» **BRIEF**
Every line of the listing must be reproduced as it stands. Leave the images behind.

========

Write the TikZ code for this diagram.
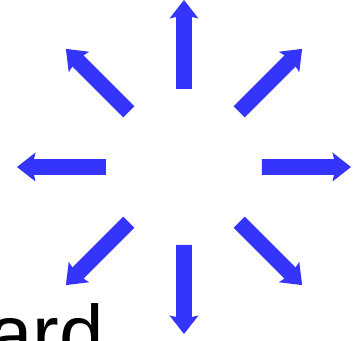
\documentclass[tikz,border=0pt]{standalone}
\usepackage{fontspec}
\setmainfont{Liberation Sans}
\definecolor{arrowblue}{RGB}{52,52,250}
\tikzset{
  radarrow/.style={fill=arrowblue, draw=none},
  bigtext/.style={inner sep=0pt, anchor=base west, text=black, font=\fontsize{80pt}{80pt}\selectfont}
}
\begin{document}
\begin{tikzpicture}[x=1pt,y=1pt]
\useasboundingbox (0,0) rectangle (360,341);
\clip (0,0) rectangle (360,341);
\fill[white] (0,0) rectangle (360,341);
\coordinate (C) at (184,174);
\foreach \ang in {0,45,...,315}{
  \begin{scope}[shift={(C)}, rotate=\ang]
    \fill[radarrow] (78,-7.8) -- (150,-7.8) -- (148.5,-14.5) -- (167,0) -- (148.5,14.5) -- (150,7.8) -- (78,7.8) -- cycle;
  \end{scope}
}
\node[bigtext] (txt) at (-12,-20.3) {ard};
\end{tikzpicture}
\end{document}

========

» **RESPONSE**
Write the TikZ code for this diagram.
\documentclass[tikz,border=0pt]{standalone}
\usepackage{fontspec}
\setmainfont{Liberation Sans}
\definecolor{arrowblue}{RGB}{52,52,250}
\tikzset{
  radarrow/.style={fill=arrowblue, draw=none},
  bigtext/.style={inner sep=0pt, anchor=base west, text=black, font=\fontsize{80pt}{80pt}\selectfont}
}
\begin{document}
\begin{tikzpicture}[x=1pt,y=1pt]
\useasboundingbox (0,0) rectangle (360,341);
\clip (0,0) rectangle (360,341);
\fill[white] (0,0) rectangle (360,341);
\coordinate (C) at (184,174);
\foreach \ang in {0,45,...,315}{
  \begin{scope}[shift={(C)}, rotate=\ang]
    \fill[radarrow] (78,-7.8) -- (150,-7.8) -- (148.5,-14.5) -- (167,0) -- (148.5,14.5) -- (150,7.8) -- (78,7.8) -- cycle;
  \end{scope}
}
\node[bigtext] (txt) at (-12,-20.3) {ard};
\end{tikzpicture}
\end{document}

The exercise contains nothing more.